THE PUBLISHING ACTIVITIES OF UNIVERSITY EXTENSION
As the demand increased for conference and institute proceedings in the past decade, extension found itself in the publishing field. In the department of the continuing education of the bar, a total of 30 volumes have been published by extension since 1952. These special texts are in heavy demand thorughout the State. In the same period, Engineering Extension in the southern area also published 30 volumes based on its classes and short courses. Twelve more volumes are in progress in this department of extension whose clientele, composed largely of graduate engineers, find their existing level of education in an almost perpetual state of obsolescence.
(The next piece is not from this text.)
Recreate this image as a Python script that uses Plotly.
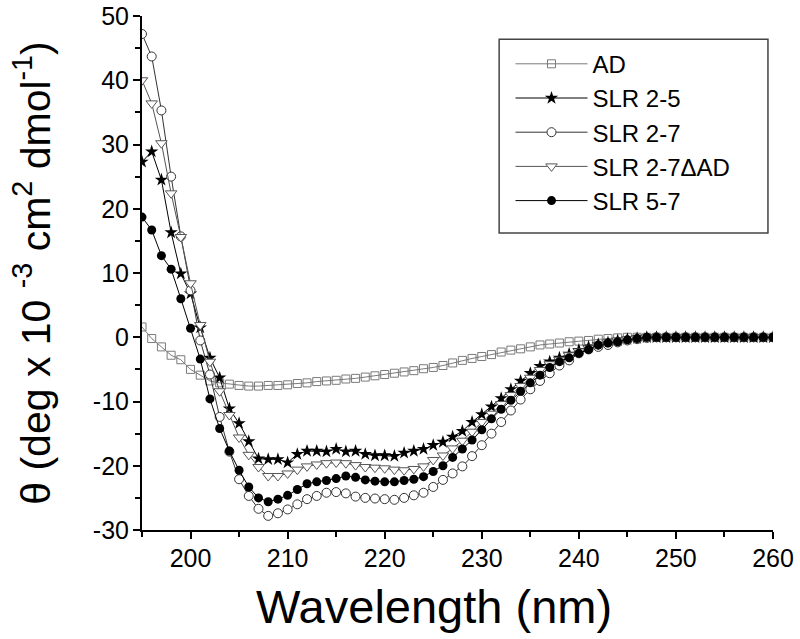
import plotly.graph_objects as go

# wavelength grid, 1 nm steps
wavelength = list(range(195, 261))

# mean residue ellipticity, deg x 10^-3 cm2 dmol-1
ad = [1.6, -0.2, -1.5, -2.8, -3.5, -5.0, -5.9, -6.8, -7.1, -7.3,
      -7.5, -7.6, -7.6, -7.5, -7.5, -7.4, -7.2, -7.1, -6.9, -6.8,
      -6.7, -6.5, -6.4, -6.2, -6.0, -5.8, -5.6, -5.4, -5.2, -4.9,
      -4.7, -4.4, -4.0, -3.6, -3.3, -3.0, -2.7, -2.3, -2.0, -1.8,
      -1.5, -1.2, -1.05, -0.9, -0.7, -0.6, -0.5, -0.3, -0.2, -0.1,
      0.0, 0.0, 0.0, 0.0, 0.0, 0.0, 0.0, 0.0, 0.0, 0.0,
      0.0, 0.0, 0.0, 0.0, 0.0, 0.0]

slr_2_5 = [27.3, 28.9, 24.5, 16.3, 9.9, 6.8, 1.5, -3.2, -6.3, -11.1,
           -13.4, -16.2, -18.9, -19.0, -19.0, -19.5, -18.2, -17.7, -17.7, -17.8,
           -17.4, -17.8, -17.7, -18.2, -18.4, -18.4, -18.5, -18.0, -17.7, -17.4,
           -16.8, -16.3, -15.5, -14.6, -13.2, -12.0, -10.8, -9.5, -8.1, -6.8,
           -5.6, -4.5, -3.8, -3.2, -2.6, -2.0, -1.5, -1.1, -0.8, -0.5,
           -0.3, -0.15, 0.0, 0.0, 0.0, 0.0, 0.0, 0.0, 0.0, 0.0,
           0.0, 0.0, 0.0, 0.0, 0.0, 0.0]

slr_2_7 = [47.2, 43.7, 35.3, 25.0, 15.7, 7.3, -0.5, -5.8, -12.4, -17.8,
           -22.1, -24.7, -26.7, -27.8, -27.4, -26.8, -26.0, -25.2, -24.7, -24.2,
           -24.1, -24.3, -24.8, -25.0, -25.1, -25.2, -25.3, -25.0, -24.6, -24.2,
           -23.3, -22.2, -21.2, -20.1, -18.5, -16.8, -15.0, -13.2, -11.4, -9.7,
           -8.1, -6.8, -5.6, -4.4, -3.6, -2.5, -1.9, -1.5, -1.2, -0.8,
           -0.5, -0.3, -0.1, 0.0, 0.0, 0.0, 0.0, 0.0, 0.0, 0.0,
           0.0, 0.0, 0.0, 0.0, 0.0, 0.0]

slr_2_7_dad = [40.0, 36.4, 30.2, 22.4, 15.6, 8.4, 1.9, -3.8, -8.4, -12.1,
               -15.6, -18.3, -20.2, -21.6, -21.6, -21.2, -20.6, -20.1, -19.8, -19.6,
               -19.5, -19.6, -19.9, -20.2, -20.3, -20.4, -20.6, -20.7, -20.5, -20.1,
               -19.1, -18.4, -17.3, -16.1, -14.7, -13.2, -11.9, -10.4, -9.0, -7.6,
               -6.3, -5.1, -4.2, -3.5, -2.8, -2.2, -1.7, -1.2, -0.8, -0.5,
               -0.3, -0.1, 0.0, 0.0, 0.0, 0.0, 0.0, 0.0, 0.0, 0.0,
               0.0, 0.0, 0.0, 0.0, 0.0, 0.0]

slr_5_7 = [18.7, 16.7, 12.7, 10.6, 6.0, 1.4, -3.4, -9.6, -14.2, -17.7,
           -20.7, -23.3, -25.0, -25.6, -25.2, -24.6, -23.7, -22.8, -22.5, -22.3,
           -22.0, -21.6, -21.8, -22.2, -22.4, -22.5, -22.5, -22.3, -22.1, -21.7,
           -20.9, -20.0, -18.7, -17.4, -16.0, -14.4, -12.7, -11.2, -9.8, -8.4,
           -7.1, -5.9, -4.7, -3.8, -3.2, -2.5, -1.9, -1.2, -0.9, -0.7,
           -0.4, -0.2, 0.0, 0.0, 0.0, 0.0, 0.0, 0.0, 0.0, 0.0,
           0.0, 0.0, 0.0, 0.0, 0.0, 0.0]

# tick labels (plain hyphen, like the original)
y_ticks = [-30, -20, -10, 0, 10, 20, 30, 40, 50]
y_ticktext = ["-30", "-20", "-10", "0", "10", "20", "30", "40", "50"]

FONT = "Liberation Sans, Arial, sans-serif"

series = [
    ("AD", ad, dict(symbol="square-open", color="#7a7a7a", size=8), "#7a7a7a"),
    ("SLR 2-5", slr_2_5, dict(symbol="star", color="black", size=10), "black"),
    ("SLR 2-7", slr_2_7, dict(symbol="circle", color="white", size=9,
                              line=dict(color="#333333", width=1)), "#333333"),
    ("SLR 2-7\u0394AD", slr_2_7_dad, dict(symbol="triangle-down", color="white", size=10,
                                         line=dict(color="#555555", width=1)), "#555555"),
    ("SLR 5-7", slr_5_7, dict(symbol="circle", color="black", size=9), "black"),
]

fig = go.Figure()
for name, vals, marker, lc in series:
    fig.add_trace(go.Scatter(
        x=wavelength, y=vals, mode="lines+markers", name=name,
        line=dict(color=lc, width=1), marker=marker,
    ))

# legend frame drawn as a shape so its padding matches the original
fig.add_shape(type="rect", xref="paper", yref="paper",
              x0=0.566, x1=0.992, y0=0.578, y1=0.955,
              line=dict(color="#444444", width=1.5), fillcolor="rgba(0,0,0,0)", layer="below")

# x title as annotation (slightly left of centre in the original)
fig.add_annotation(text="Wavelength (nm)", xref="paper", yref="paper",
                   x=0.463, y=-0.148, xanchor="center", yanchor="middle",
                   showarrow=False, font=dict(size=47))

fig.update_layout(
    width=800, height=639,
    margin=dict(l=142, r=27, t=16, b=109),
    plot_bgcolor="white", paper_bgcolor="white",
    font=dict(family=FONT, color="black", size=22),
    showlegend=True,
    legend=dict(
        x=0.584, y=0.95, xanchor="left", yanchor="top",
        borderwidth=0, bgcolor="rgba(0,0,0,0)",
        font=dict(size=24), itemwidth=72, tracegroupgap=0,
    ),
    xaxis=dict(
        range=[195, 260], dtick=10, tick0=200, automargin=False,
        showline=True, linecolor="black", linewidth=2, mirror=False,
        ticks="outside", ticklen=7, tickwidth=2, tickcolor="black",
        minor=dict(dtick=5, ticks="outside", ticklen=5, tickwidth=2, tickcolor="black"),
        showgrid=False, zeroline=False, ticklabelstandoff=-2,
        tickfont=dict(size=25), ticklabeloverflow="allow",
    ),
    yaxis=dict(
        range=[-30, 50], tickvals=y_ticks, ticktext=y_ticktext, automargin=False,
        showline=True, linecolor="black", linewidth=2, mirror=False,
        ticks="outside", ticklen=7, tickwidth=2, tickcolor="black",
        minor=dict(dtick=5, ticks="outside", ticklen=5, tickwidth=2, tickcolor="black"),
        showgrid=False, zeroline=False, ticklabelstandoff=-1,
        tickfont=dict(size=25), ticklabeloverflow="allow",
        title=dict(text="\u03b8 (deg x 10 <sup>-3</sup> cm<sup>2</sup> dmol<sup>-1</sup>)",
                   font=dict(size=41), standoff=30),
    ),
)

# drop the browser's default 8px body margin so the figure sits at the page corner
fig.write_html("out.html", config={"displayModeBar": False},
               post_script="document.body.style.margin='0';")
THE FILM PRODUCTION ACTIVITIES OF UNIVERSITY EXTENSION
The nature and level of the subject matter with which university extension motion pictures are concerned have changed almost totally in the past decade. In 1953 this department produced three films, none of which were designed for university classroom instruction. Curriculum-oriented film series now have replaced the single-subject motion picture. Among the recent releases is 1 series of 17 single-concept films designed for classroom use on University of California campuses and other campuses throughout the Nation. All were produced in collaboration with and under the academic supervision of the university faculty.
The film production unit of extension during the last decade has worked closely with the National Science Foundation and other granting agencies. Among its contributions to university education in the United States is the American Indian series, nine films which document the fast disappearing Indian cultures in the Western States and the baboon social organization series, produced under a Ford Foundation grant. The latter films communicate important research findings on the origins of human behavior.
It is typical of the new emphasis of university extension in the past 10 years, that the production of educational films has been designed increasingly to serve instructional objectives: (1) the improvement of teaching and (2) the scholarly communication of research findings and their application to specific aspects of our culture. This trend is congruent with the scientifically established fact that certain types of research and new knowledge can better be recorded on film than in scholarly articles and books.
1 "What is needed now is a new conception of the place of formal education in our lives, with an expectation of returning periodically to the classroom and seminar, for periods of half a year or a year or more, in an effort to keep current with the flows of new knowledge and new application of knowledge. It is not technical or vocational training of which I am thinking, but broadly based and exacting education in both the physical and social sciences, extending one's analytical powers and systematic knowledge.
"Devices such as special degrees may need to be created to encourage the resumption of a person's education before the passage of too long an interval. A return to the classroom every fourth or fifth year is certainly not excessive if we really propose to keep ourselves alert to the new developments in scientific thinking, as well as refreshing our knowledge and reasserting our command over the knowledge we already have."-Neil Chamberlain, professor of economics, Yale University, "Job Obsolescence: Challenge and Opportunity," the Educational Record, January 1963.